I recently went outside my comfort zone to apply for a day class at a local junior college. It was a very humbling experience. The class I wanted to take had a pre-requisite for a college level English class. So, I found the college I went to back in the day and was able to get a copy of my “typed” college transcript. I was quite surprised to see that I received a “C” in English. Good enough for this purpose. But more troubling was the fact that I completely forgot I also got a couple of “D’s.” After I got over my embarrassment, I realized this was a good sharing moment for me and my college freshman daughter. Yes, you will live if you don’t get all “A’s.”

College Transcript from the Olden Days


Back to my day class. I did expect that most of the students would be young. I didn’t expect I would be the only old student.

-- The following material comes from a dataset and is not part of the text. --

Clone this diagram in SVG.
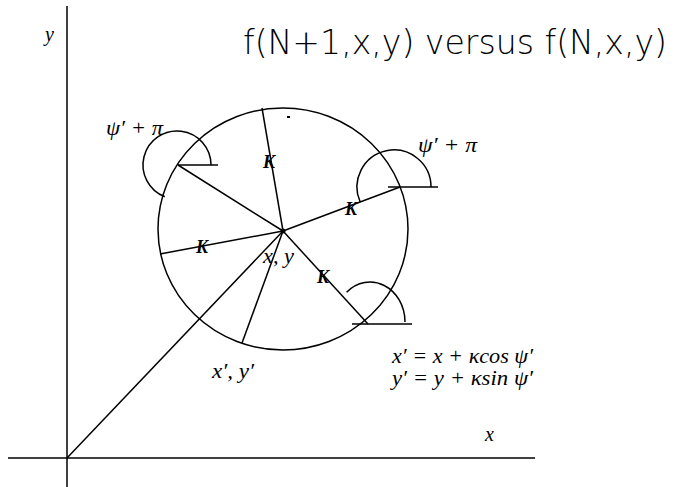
<svg xmlns="http://www.w3.org/2000/svg" width="675" height="487" viewBox="0 0 675 487">
<style>
.ln{stroke:#000;stroke-width:1.5;fill:none}
.lbl{font-family:"Liberation Serif","DejaVu Serif",serif;font-style:italic;font-size:20px;fill:#000}
.k{font-family:"Liberation Serif","DejaVu Serif",serif;font-style:italic;font-weight:bold;font-size:18px;fill:#000}
.title{font-family:"DejaVu Sans","Liberation Sans",sans-serif;font-weight:200;font-size:33px;fill:#000}
</style>
<rect width="675" height="487" fill="#fff"/>
<g id="axes">
<line class="ln" x1="67" y1="6" x2="67" y2="487"/>
<line class="ln" x1="8" y1="458" x2="535" y2="458"/>
<text class="lbl" x="45" y="41">y</text>
<text class="lbl" x="485" y="441">x</text>
</g>
<g id="title"><text class="title" x="243" y="54" textLength="424" lengthAdjust="spacingAndGlyphs">f(N+1,x,y) versus f(N,x,y)</text></g>
<g id="circle">
<ellipse class="ln" cx="283" cy="229" rx="125" ry="121"/>
<circle cx="283" cy="231" r="2.5" fill="#000"/>
<rect x="287" y="116" width="3" height="2" fill="#000"/>
</g>
<g id="connectors">
<line class="ln" x1="67" y1="458" x2="283" y2="231"/>
<line class="ln" x1="283" y1="231" x2="262" y2="108"/>
<line class="ln" x1="283" y1="231" x2="178" y2="165"/>
<line class="ln" x1="283" y1="231" x2="400" y2="187"/>
<line class="ln" x1="283" y1="231" x2="160" y2="254"/>
<line class="ln" x1="283" y1="231" x2="242" y2="343"/>
<line class="ln" x1="283" y1="231" x2="368" y2="324"/>
</g>
<g id="angle-upper-left">
<line class="ln" x1="178" y1="165" x2="218" y2="165"/>
<path class="ln" d="M211,165 A34,34 0 1 0 164.8,196.7"/>
<text class="lbl" x="106" y="135" textLength="57" lengthAdjust="spacingAndGlyphs">ψ′ + π</text>
</g>
<g id="angle-right">
<line class="ln" x1="388" y1="187" x2="438" y2="187"/>
<path class="ln" d="M431,187 A37,37 0 1 0 360.2,202"/>
<text class="lbl" x="418" y="152" textLength="59" lengthAdjust="spacingAndGlyphs">ψ′ + π</text>
</g>
<g id="angle-lower-right">
<line class="ln" x1="352" y1="324" x2="412" y2="324"/>
<path class="ln" d="M405,322 A35,40 0 0 0 346.6,292.3"/>
</g>
<g id="labels">
<text class="k" x="263" y="168">K</text>
<text class="k" x="345" y="215">K</text>
<text class="k" x="196" y="253">K</text>
<text class="k" x="317" y="283">K</text>
<text class="lbl" x="263" y="263" textLength="31" lengthAdjust="spacingAndGlyphs">x, y</text>
<text class="lbl" x="212" y="378" textLength="42" lengthAdjust="spacingAndGlyphs">x′, y′</text>
<text class="lbl" x="392" y="363" textLength="141" lengthAdjust="spacingAndGlyphs">x′ = x + κcos ψ′</text>
<text class="lbl" x="392" y="385" textLength="141" lengthAdjust="spacingAndGlyphs">y′ = y + κsin ψ′</text>
</g>
</svg>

Really, I am the only one. There was a chance with a couple of other ladies, but for various reasons, they dropped out after the second class.

I explained my predicament to my daughter. She replied with “Keep a low profile Mom.” That is usually not an easy thing for me to do. So I sit in the back of the class and only contribute when no one else is brave enough. Somehow that seems to get others going.

Now the funny part. Last class we read our favorite poems. I sat near two young guys. The one behind me, say his name is Quan, read his poem. He told us why he liked it and the instructor asked him to read it again. He said: “My throat is a little dry. If Valerie (how cute, he remembered my name) wouldn’t mind, could she share her water bottle with me.”

Yikes, share my water bottle? The flu is epidemic, people are coughing out their lungs and he wants to share my water bottle. I didn’t hesitate. I turned around and gave it to him. He took a swig (while we watched, slightly shocked) and returned it back to me.

I have no recollection of his poem. Something by Sylvia Plath. I kept thinking, Valerie, whatever you do, don’t drink from that bottle again. At break, a couple of the young ladies chatted with me. One said “I couldn’t believe he asked to share your water bottle. And I thought, what would I do if I was in your place? I’d probably give it to him too.”

Next class, I am bringing a fresh water bottle and little Dixie cups with me. Stay healthy!